Kineo

How Kineo went from corporate spinout to €2M exit in 2 years.

1,200 Vehicles operated · 315K Rental days · 420t CO₂ saved

Scope

Venture building

Stage

0 -> €2M exit valuation

Timeline

2020-2023

Eight years without a car

By 2020, Adam had been car-free for eight years, funnily enough while working in automotive and transport. He understood fleet economics. He also understood, from daily experience, that most urban trips didn't need a car at all.

If you wanted to try an e-bike or e-scooter in Greece, you had two options: buy one for €1,000–3,000 without knowing if it would work for you, or rent a shared one that was expensive and unreliable. There was no middle ground.

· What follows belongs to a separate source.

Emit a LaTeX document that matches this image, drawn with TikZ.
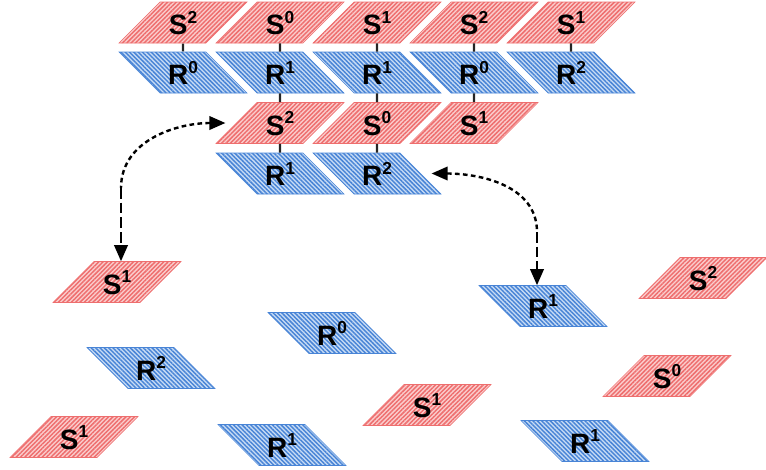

Kineo was built to fill that gap. A monthly subscription to an e-bike or e-scooter, delivered to your door, fully serviced, with insurance included. Cancel any time, or buy it at a discount.

From corporate to spinout

Kineo didn't start in a garage. It started inside Autohellas, one of Greece's largest listed companies and the country's leading car rental group. The Group saw the micromobility thesis early and backed Adam to build it from scratch. This gave Kineo institutional credibility from day one, access to fleet and leasing expertise, and the patience of a corporate backer that understood vehicle economics. But the company operated like a startup. Small team, fast decisions, direct customer relationships.

Building the platform

Kineo launched in January 2021 in Athens, sourcing vehicles from multiple OEMs rather than building proprietary hardware. A platform model meant it wasn't locked into a single manufacturer and it could add vehicle types, serve different segments, and maintain residual value at end of life.

B2C subscribers got a personal vehicle from €39/month. B2B clients got fleets without the capital commitment. Growth came fast: zero to 100+ active riders in three months, 15 cities by summer 2021.

The B2B leisure sector proved even stronger. Hotels needed seasonal fleets they didn't want to own. B2B leisure accounted for 75% of B2B revenue, with zero acquisition cost. Clients came to Kineo.

By late 2022, Kineo had a fleet of 900 vehicles across 40+ cities and islands, 1,200 unique B2C customers, and 34 B2B accounts. Its users saved 420 tons of CO₂ by replacing car trips.

What was hard

Greece had no tradition of micromobility subscriptions. Every customer needed educating. The team ran onboarding sessions for every rider, delivered vehicles to people's doors, and guaranteed 3-day service resolution or a replacement. Not scalable, but for building trust in a market that didn't exist yet, it was the right approach.

The exit

In 2023, Autohellas contributed all of Kineo's shares to Instacar — Greece's leading car subscription platform — in exchange for equity valued at €2M, as recorded in Autohellas's 2023 annual financial statements. A 2.2x return in 2.5 years.

What Kineo proved

Kineo was built from zero in a market that didn't exist. It found product-market fit in two segments, built a capital-efficient model, and delivered a 2.2x return for its corporate backer in under three years.

It also proved something about how corporates and startups can work together. Autohellas provided capital, credibility, and patience. Adam provided speed, focus, and founder-level ownership. The model worked because the corporate didn't try to run the startup, and the startup didn't ignore the corporate's strengths.